Sun Java System Portal Server 7.1 Deployment Planning Guide

Portal Server Use Cases

Use cases are written scenarios used to test and present the system’s capabilities and form an important part of your high-level design. Though you implement use case scenarios toward the end of the project, formulate them early in the project once you have established your requirements.

When available, use cases can provide valuable insight into how the system is to be tested. Use cases are beneficial in identifying how you need to design the user interface from a navigational perspective. When designing use cases, compare them to your requirements to get a thorough view of their completeness and how you are to interpret the test results.

Use cases provide a method for organizing your requirements. Instead of a bulleted list of requirements, you organize them in a way that tells a story of how someone can use the system. This provides for greater completeness and consistency, and also gives you a better understanding of the importance of a requirement from a user perspective.

Use cases help to identify and clarify the functional requirements of the portal. Use cases capture all the different ways a portal would be used, including the set of interactions between the user and the portal as well as the services, tasks, and functions the portal is required to perform.

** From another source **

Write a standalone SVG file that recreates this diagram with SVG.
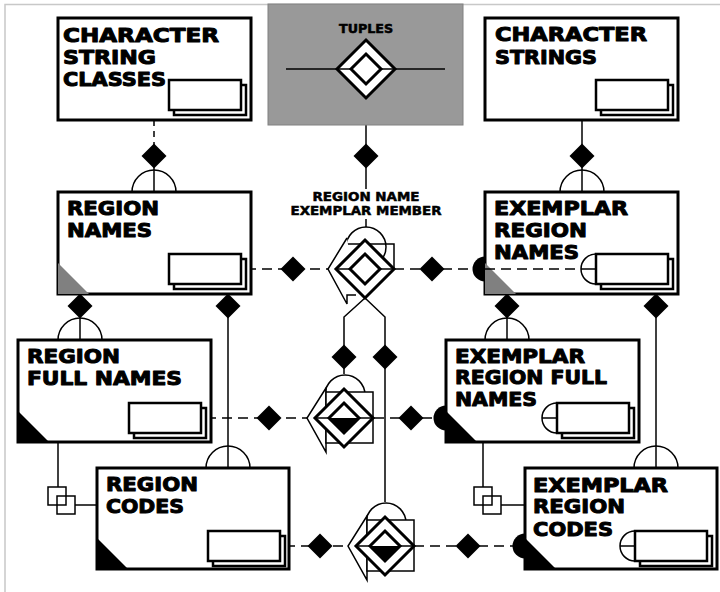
<svg xmlns="http://www.w3.org/2000/svg" width="720" height="592" viewBox="0 0 720 592">
<style>
.frame{fill:none;stroke:#c8c8c8;stroke-width:1.5}
.box{fill:#fff;stroke:#000;stroke-width:3}
.stk{fill:#fff;stroke:#000;stroke-width:2.5}
.ln{fill:none;stroke:#000;stroke-width:1.5}
.dash{fill:none;stroke:#000;stroke-width:1.5;stroke-dasharray:10 6}
.thick{fill:#fff;stroke:#000;stroke-width:3}
.lbl{font-family:"DejaVu Sans","Liberation Sans",sans-serif;font-weight:bold;font-size:19px;fill:#000;stroke:#000;stroke-width:1;stroke-linejoin:round}
.sm{font-family:"DejaVu Sans","Liberation Sans",sans-serif;font-weight:bold;font-size:11.5px;fill:#000;stroke:#000;stroke-width:0.5;text-anchor:middle}
.gtri{fill:#808080}
.btri{fill:#000}
</style>
<defs>
  <polygon id="dia" points="0,-12.5 12.5,0 0,12.5 -12.5,0" fill="#000"/>
  <g id="stack">
    <rect x="5" y="5" width="72" height="30" class="stk"/>
    <rect x="0" y="0" width="72" height="30" class="stk"/>
  </g>
  <path id="cap" d="M-22,0 A22,22 0 0 1 22,0" class="ln"/>
  <path id="disc" d="M0,-12.5 A12.5,12.5 0 0 0 0,12.5 Z" fill="#000"/>
  <path id="half" d="M0,-15 A15,15 0 0 0 0,15 M-15,0 H0" class="ln"/>
  <polygon id="tri" points="0,-31 0,0 31,0"/>
  <!-- ring, tag and outer diamond of the subtype symbols -->
  <g id="member">
    <circle cx="1" cy="-23" r="20" class="ln"/>
    <polygon points="-18,-30 -37,0 -18,34" fill="#fff" stroke="#000" stroke-width="1.5"/>
    <rect x="-18" y="-26" width="47" height="51" fill="#fff" stroke="#000" stroke-width="1.5"/>
    <polygon points="0,-29 29,0 0,29 -29,0" class="thick"/>
    <line x1="-29" y1="0" x2="29" y2="0" class="ln"/>
  </g>
  <polygon id="outer" points="0,-29 29,0 0,29 -29,0" class="thick"/>
  <polygon id="inner" points="0,-15 15,0 0,15 -15,0" class="thick"/>
  <g id="innerHalf">
    <polygon points="0,-15 15,0 0,15 -15,0" fill="#fff"/>
    <polygon points="-15,0 15,0 0,15" fill="#000"/>
    <polygon points="0,-15 15,0 0,15 -15,0" fill="none" stroke="#000" stroke-width="3"/>
  </g>
  <g id="sq2">
    <rect x="0" y="0" width="18" height="18" class="ln"/>
    <rect x="9" y="9" width="18" height="18" class="ln"/>
  </g>
</defs>

<path class="frame" d="M5,592 V4.5 H720"/>

<!-- connectors -->
<g id="connectors">
  <!-- vertical links -->
  <line x1="154" y1="120" x2="154" y2="146" class="ln" stroke-dasharray="6 5"/>
  <line x1="154" y1="166" x2="154" y2="192" class="ln"/>
  <line x1="366" y1="98" x2="366" y2="189" class="ln"/>
  <line x1="366" y1="219" x2="366" y2="227" class="ln"/>
  <line x1="582" y1="120" x2="582" y2="192" class="ln"/>
  <line x1="80" y1="294" x2="80" y2="340" class="ln"/>
  <line x1="228" y1="294" x2="228" y2="468" class="ln"/>
  <line x1="507" y1="294" x2="507" y2="340" class="ln"/>
  <line x1="656" y1="294" x2="656" y2="468" class="ln"/>
  <polyline points="365,298 344,317 344,374" class="ln"/>
  <polyline points="365,298 385,317 385,502" class="ln"/>
  <polyline points="58,442 58,487" class="ln"/>
  <polyline points="75,505 97,505" class="ln"/>
  <polyline points="483,442 483,487" class="ln"/>
  <polyline points="501,505 525,505" class="ln"/>
  <!-- horizontal links -->
  <line x1="246" y1="269" x2="328" y2="269" class="dash"/>
  <line x1="394" y1="269" x2="581" y2="269" class="dash"/>
  <line x1="206" y1="418" x2="308" y2="418" class="dash"/>
  <line x1="374" y1="418" x2="446" y2="418" class="dash"/>
  <line x1="285" y1="546" x2="348" y2="546" class="dash"/>
  <line x1="414" y1="546" x2="525" y2="546" class="dash"/>
  <!-- cardinality diamonds -->
  <use href="#dia" x="154" y="156"/>
  <use href="#dia" x="366" y="156"/>
  <use href="#dia" x="582" y="156"/>
  <use href="#dia" x="80" y="306"/>
  <use href="#dia" x="228" y="306"/>
  <use href="#dia" x="507" y="306"/>
  <use href="#dia" x="656" y="306"/>
  <use href="#dia" x="293" y="269"/>
  <use href="#dia" x="432" y="269"/>
  <use href="#dia" x="269" y="418"/>
  <use href="#dia" x="411" y="418"/>
  <use href="#dia" x="320" y="546"/>
  <use href="#dia" x="468" y="546"/>
  <use href="#dia" x="344" y="357"/>
  <use href="#dia" x="385" y="357"/>
  <!-- subset caps -->
  <use href="#cap" x="154" y="192"/>
  <use href="#cap" x="582" y="192"/>
  <use href="#cap" x="80" y="340"/>
  <use href="#cap" x="507" y="340"/>
  <use href="#cap" x="228" y="468"/>
  <use href="#cap" x="656" y="468"/>
  <!-- double squares -->
  <use href="#sq2" x="48" y="487"/>
  <use href="#sq2" x="474" y="487"/>
</g>

<!-- tuples -->
<g id="tuples">
  <rect x="268" y="4" width="195" height="121" fill="#999" stroke="#808080" stroke-width="1"/>
  <text class="sm" x="366" y="33" font-size="10.5" textLength="54" lengthAdjust="spacingAndGlyphs">TUPLES</text>
  <use href="#outer" x="366" y="69"/>
  <line x1="286" y1="69" x2="445" y2="69" class="ln"/>
  <use href="#inner" x="366" y="69"/>
</g>

<!-- region name exemplar member -->
<g id="exemplar-member">
  <text class="sm" x="366" y="201" textLength="107" lengthAdjust="spacingAndGlyphs">REGION NAME</text>
  <text class="sm" x="366" y="215" textLength="151" lengthAdjust="spacingAndGlyphs">EXEMPLAR MEMBER</text>
  <circle cx="366" cy="247" r="20" class="ln"/>
  <path d="M347,244 H394 V269" class="ln"/>
  <path d="M347,238 L328,269 L347,304 V295 H356" fill="#fff" stroke="#000" stroke-width="1.5"/>
  <use href="#outer" x="365" y="269"/>
  <line x1="336" y1="269" x2="394" y2="269" class="ln"/>
  <use href="#inner" x="365" y="269"/>
</g>
<g id="full-name-member">
  <use href="#member" x="344" y="418"/>
  <use href="#innerHalf" x="344" y="418"/>
</g>
<g id="code-member">
  <use href="#member" x="385" y="546"/>
  <use href="#innerHalf" x="385" y="546"/>
</g>

<!-- entity boxes -->
<g id="character-string-classes">
  <rect x="58" y="18" width="193" height="102" class="box"/>
  <text class="lbl" x="63" y="42" textLength="156" lengthAdjust="spacingAndGlyphs">CHARACTER</text>
  <text class="lbl" x="63" y="64" textLength="93" lengthAdjust="spacingAndGlyphs">STRING</text>
  <text class="lbl" x="63" y="86" textLength="103" lengthAdjust="spacingAndGlyphs">CLASSES</text>
  <use href="#stack" x="169" y="80"/>
</g>
<g id="character-strings">
  <rect x="485" y="18" width="193" height="102" class="box"/>
  <text class="lbl" x="495" y="41" textLength="152" lengthAdjust="spacingAndGlyphs">CHARACTER</text>
  <text class="lbl" x="495" y="64" textLength="102" lengthAdjust="spacingAndGlyphs">STRINGS</text>
  <use href="#stack" x="596" y="80"/>
</g>
<g id="region-names">
  <rect x="58" y="192" width="193" height="102" class="box"/>
  <use href="#tri" x="58" y="294" class="gtri"/>
  <text class="lbl" x="67" y="215" textLength="92" lengthAdjust="spacingAndGlyphs">REGION</text>
  <text class="lbl" x="67" y="237" textLength="85" lengthAdjust="spacingAndGlyphs">NAMES</text>
  <use href="#stack" x="169" y="254"/>
</g>
<g id="exemplar-region-names">
  <rect x="485" y="192" width="193" height="102" class="box"/>
  <use href="#tri" x="485" y="294" class="gtri"/>
  <line x1="485" y1="269" x2="581" y2="269" class="dash"/>
  <text class="lbl" x="494" y="215" textLength="134" lengthAdjust="spacingAndGlyphs">EXEMPLAR</text>
  <text class="lbl" x="494" y="237" textLength="93" lengthAdjust="spacingAndGlyphs">REGION</text>
  <text class="lbl" x="494" y="259" textLength="85" lengthAdjust="spacingAndGlyphs">NAMES</text>
  <use href="#disc" x="485" y="269"/>
  <use href="#half" x="596" y="269"/>
  <use href="#stack" x="596" y="254"/>
</g>
<g id="region-full-names">
  <rect x="18" y="340" width="193" height="102" class="box"/>
  <use href="#tri" x="18" y="442" class="btri"/>
  <text class="lbl" x="27" y="363" textLength="93" lengthAdjust="spacingAndGlyphs">REGION</text>
  <text class="lbl" x="27" y="385" textLength="155" lengthAdjust="spacingAndGlyphs">FULL NAMES</text>
  <use href="#stack" x="129" y="403"/>
</g>
<g id="exemplar-region-full-names">
  <rect x="446" y="340" width="193" height="102" class="box"/>
  <use href="#tri" x="446" y="442" class="btri"/>
  <text class="lbl" x="455" y="363" textLength="130" lengthAdjust="spacingAndGlyphs">EXEMPLAR</text>
  <text class="lbl" x="455" y="384" textLength="152" lengthAdjust="spacingAndGlyphs">REGION FULL</text>
  <text class="lbl" x="455" y="406" textLength="82" lengthAdjust="spacingAndGlyphs">NAMES</text>
  <use href="#disc" x="446" y="418"/>
  <use href="#half" x="557" y="418"/>
  <use href="#stack" x="557" y="403"/>
</g>
<g id="region-codes">
  <rect x="97" y="468" width="192" height="101" class="box"/>
  <use href="#tri" x="97" y="569" class="btri"/>
  <text class="lbl" x="106" y="491" textLength="92" lengthAdjust="spacingAndGlyphs">REGION</text>
  <text class="lbl" x="106" y="513" textLength="78" lengthAdjust="spacingAndGlyphs">CODES</text>
  <use href="#stack" x="208" y="531"/>
</g>
<g id="exemplar-region-codes">
  <rect x="525" y="468" width="192" height="101" class="box"/>
  <use href="#tri" x="525" y="569" class="btri"/>
  <text class="lbl" x="533" y="492" textLength="135" lengthAdjust="spacingAndGlyphs">EXEMPLAR</text>
  <text class="lbl" x="533" y="513" textLength="92" lengthAdjust="spacingAndGlyphs">REGION</text>
  <text class="lbl" x="533" y="536" textLength="80" lengthAdjust="spacingAndGlyphs">CODES</text>
  <use href="#disc" x="525" y="546"/>
  <use href="#half" x="635" y="546"/>
  <use href="#stack" x="635" y="531"/>
</g>
</svg>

A use case defines a goal-oriented set of interactions between external actors and the portal system. (Actors are parties outside the system that interact with the system, and can be a class of users, roles users can play, or other systems.)

Use case steps are written in an easy-to-understand structured narrative using the vocabulary of the domain.

Use case scenarios are an instance of a use case, representing a single path through the use case. Thus, there may be a scenario for the main flow through the use case and other scenarios for each possible variation of flow through the use case (for example, representing each option).

Preparing to Develop Portal Server Use Cases

When developing use cases for your portal, keep the following elements in mind:

Example Use Case: Authenticate Portal User

Table 3–1 describes a use case for a portal user to authenticate with the portal.

Table 3–1 Use Case: Authenticate Portal User

Item 

Description 

Priority 

Must have. 

Context of Use 

Only authenticated end-users are allowed to gain access to the portal resources. This access restriction applies to all portal resources, including content and services. This portal relies on the user IDs maintained in the corporate LDAP directory. 

Scope 

The portal end-users identify themselves only once for a complete online session. In the case that an idle time-out occurs, the users must reidentify themselves. If the portal end-user identification fails more often than a specified amount of allowed retries, access to the intranet should be revoked or limited (deactivated) until a system administrator reactivates the account. In this case, the portal end-user should be advised to contact the authorized person. The identified portal end-users are able to access only the data and information that they are authorized for. 

Primary User 

Portal end-user. 

Special Requirements 

None. 

Stakeholders 

Portal end-user. 

Preconditions 

The portal end-user:

  • is an authorized user.

  • has a standard corporate LDAP user ID. The LDAP user ID must be provided to each employee.

  • has an authorized LDAP entry.

  • has access to the corporate intranet.

  • does not have a guest account.

Minimal Guarantees 

Friendly customer-centric message. Status—with error message indicating whom to call. 

Success Guarantees 

Presented with Portal Desktop home page. Authentication. Entitlement. Personal information. 

Trigger 

When any portal page is accessed and the end-user is not yet logged in. 

Description 

  1. End-user enters the portal URL.

  2. If the customization parameter [remember login] is set, then automatically login the user and provide a session ID.

  3. If first time user, prompt for LDAP user ID and password.

  4. End-user enters previously assigned user ID and password.

  5. Information is passed to Access Manager for validation.

  6. If authentication passes, assign session ID and continue.

  7. If authentication fails, display error message, return end-user to login page; decrement remaining attempts; if preset attempts exceed limit, notify user and lock out the account.